11 mai 2023
Olaf Scholz a été invité le 9 mai au Parlement européen de Strasbourg pour prendre la parole lors d’un débat. Une allocution controversée qui n’a pas recueilli que des applaudissements.
Serrage de main, défilé sur le tapis rouge, photos officielles... Pour sa première au Parlement européen, le chancelier allemand se prépare à un débat houleux. Très pressé, Olaf Scholz se prête brièvement au défilé protocolaire habituel aux côtés de Roberta Metsola, présidente de l’institution. Le social-démocrate ne tarde pas à rejoindre la salle de conférence de presse. Durant dix courtes minutes et sous les objectifs des photographes, le chancelier répond à la presse. Le marathon du dirigeant reprend au pas de course en direction de l’hémicycle, au grand désarroi des journalistes présents, désireux de davantage le questionner.
Olaf Scholz pour la première fois au Parlement européen en tant que chancelier allemand. @ Charlotte Gross-Hohnacker
Car depuis son élection en décembre 2021, Olaf Scholz divise.

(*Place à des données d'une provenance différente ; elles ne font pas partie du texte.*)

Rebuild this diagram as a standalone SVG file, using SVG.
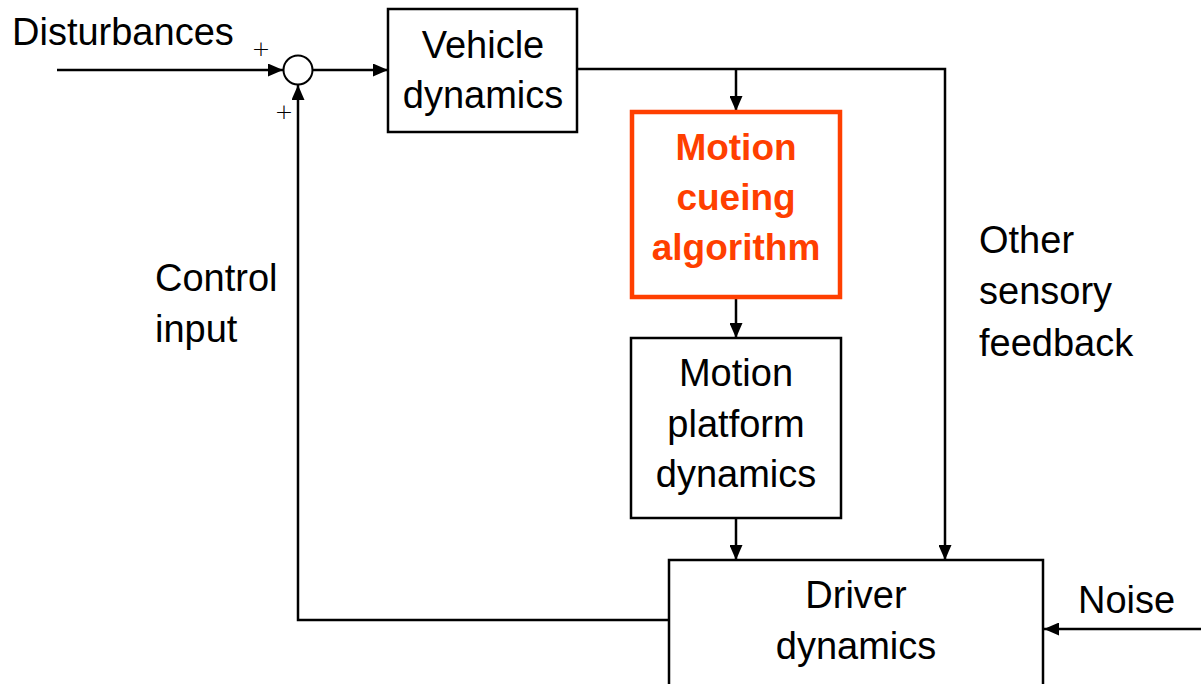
<svg xmlns="http://www.w3.org/2000/svg" width="1201" height="684" viewBox="0 0 1201 684">
<style>
.t{font-family:"Liberation Sans",Arial,sans-serif;font-size:38px;fill:#000;}
.c{text-anchor:middle;}
.r{font-weight:bold;fill:#FF3F00;font-size:37px;}
.box{fill:#fff;stroke:#000;stroke-width:2.5;}
.ln{fill:none;stroke:#000;stroke-width:2.5;}
.p{font-family:"DejaVu Sans",sans-serif;font-weight:200;font-size:22px;fill:#000;text-anchor:middle;}
</style>
<defs>
<marker id="ah" markerWidth="15" markerHeight="13" refX="15" refY="6.5" orient="auto" markerUnits="userSpaceOnUse">
<path d="M0,0 L15,6.5 L0,13 Z" fill="#000"/>
</marker>
</defs>
<rect width="1201" height="684" fill="#fff"/>
<g id="connectors">
<line class="ln" x1="57" y1="70" x2="283" y2="70" marker-end="url(#ah)"/>
<line class="ln" x1="313" y1="70" x2="388" y2="70" marker-end="url(#ah)"/>
<polyline class="ln" points="577,69 945,69 945,560" marker-end="url(#ah)"/>
<line class="ln" x1="736" y1="69" x2="736" y2="111" marker-end="url(#ah)"/>
<line class="ln" x1="736" y1="298" x2="736" y2="338" marker-end="url(#ah)"/>
<line class="ln" x1="736" y1="518" x2="736" y2="560" marker-end="url(#ah)"/>
<polyline class="ln" points="669,620 298,620 298,85" marker-end="url(#ah)"/>
<line class="ln" x1="1201" y1="629" x2="1044" y2="629" marker-end="url(#ah)"/>
</g>
<g id="sum">
<circle cx="298" cy="70" r="14.5" fill="#fff" stroke="#000" stroke-width="2"/>
<text class="p" x="261" y="56">+</text>
<text class="p" x="284" y="119">+</text>
</g>
<g id="vehicle">
<rect class="box" x="388" y="9" width="189" height="123"/>
<text class="t c" x="483" y="58">Vehicle</text>
<text class="t c" x="483" y="108">dynamics</text>
</g>
<g id="mca">
<rect x="632" y="112" width="208" height="185" fill="#fff" stroke="#FF3F00" stroke-width="4.5"/>
<text class="t c r" x="736" y="160">Motion</text>
<text class="t c r" x="736" y="210">cueing</text>
<text class="t c r" x="736" y="260">algorithm</text>
</g>
<g id="platform">
<rect class="box" x="631" y="338" width="210" height="180"/>
<text class="t c" x="736" y="386">Motion</text>
<text class="t c" x="736" y="437">platform</text>
<text class="t c" x="736" y="487">dynamics</text>
</g>
<g id="driver">
<rect class="box" x="669" y="560" width="374" height="140"/>
<text class="t c" x="856" y="608">Driver</text>
<text class="t c" x="856" y="659">dynamics</text>
</g>
<g id="labels">
<text class="t" x="12" y="45">Disturbances</text>
<text class="t" x="155" y="291">Control</text>
<text class="t" x="155" y="342">input</text>
<text class="t" x="979" y="253">Other</text>
<text class="t" x="979" y="304">sensory</text>
<text class="t" x="979" y="356">feedback</text>
<text class="t" x="1078" y="613">Noise</text>
</g>
</svg>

Décrié pour son manque d’autorité au sein de son gouvernement de coalition et son inaction au niveau international, notamment vis-à-vis de la guerre en Ukraine, il est attendu au tournant lors de ce débat.
Une Europe géopolitique pour s’élargir
« Nous avons besoin d’une Union géopolitique, d’une Union élargie et réformée, et d’une Union ouverte sur l’avenir », débute-t-il. Devant une assemblée qui se remplit doucement, le chancelier défend, au cours d’un bref discours de 20 minutes, sa proposition d’élargissement évoquée lors de son allocution à Prague l’été dernier : celle d’une « Europe géopolitique ». Ce projet, qui vise principalement à faire face à la Russie, veut inclure dans le camp européen les pays des Balkans occidentaux (Albanie, Bosnie-Herzégovine, Kosovo, Macédoine du Nord, Monténégro et Serbie), l’Ukraine, la Moldavie et la Géorgie. Le chef d’État rappelle la perspective d'adhésion à l’Union européenne pour ces pays. « Une Europe géopolitique se mesure aussi à sa capacité à tenir ses promesses auprès de son environnement immédiat », lance-t-il.
Le chancelier poursuit et met, sans surprise, son cheval de bataille sur le front : la question migratoire et les demandes d’asiles. Il appelle à un accord sur une refonte du système d’asile de l’Union européenne avant les élections européennes de 2024. « Nous sommes unis par l’objectif de mieux gérer et réglementer la migration irrégulière, sans trahir nos valeurs. Nous avons besoin de travailleurs originaires de pays tiers, poursuit-il avant de conclure que le passé ne triomphera pas de l’avenir et notre avenir, c’est l’Union européenne. » Sous les applaudissements, le dirigeant allemand se redirige vers son siège, un sourire aux lèvres qui ne tarde pas à s'effacer.
« Nous avons besoin de courage »
Le chancelier n’est pas épargné par les députés européens, et plus particulièrement par les parlementaires allemands. Son principal opposant en Allemagne et président du PPE (droite), Manfred Weber, ne se prive pas : « Nous n’avons plus besoin de discours, nous avons besoin de courage », avant d’ajouter moins de discussions à huis clos, plus de débats au sein du Parlement européen ». De son côté, Terry Reintke, coprésidente des Verts, décrit une image du chancelier qui s’est « ternie au cours de ces derniers mois », en référence aux difficultés rencontrées à unir les trois partis de sa coalition en Allemagne.
Andrzej Halicki, député polonais du PPE, pointe du doigt le chancelier sur la livraison tardive de chars à l’Ukraine. « Où sont les tanks, où sont les armes ? [...] Ne soyez pas un obstacle ! ». Pendant plus d’une heure, Olaf Scholz prend note des critiques proférées par les eurodéputés à son encontre. C’est à son tour de clôturer les débats en rappelant le soutien inconditionnel de son pays à l’Ukraine. « Nous sommes leur premier soutien et nous voulons le rester », lance-t-il. Avant de conclure : « certains l’ont peut-être oublié parce qu’ils sont trop éloignés de notre réalité ». Après quelques photos aux côtés des parlementaires, le dirigeant allemand repart aussi vite qu’il est venu. Il quitte l’hémicycle sans avoir véritablement convaincu.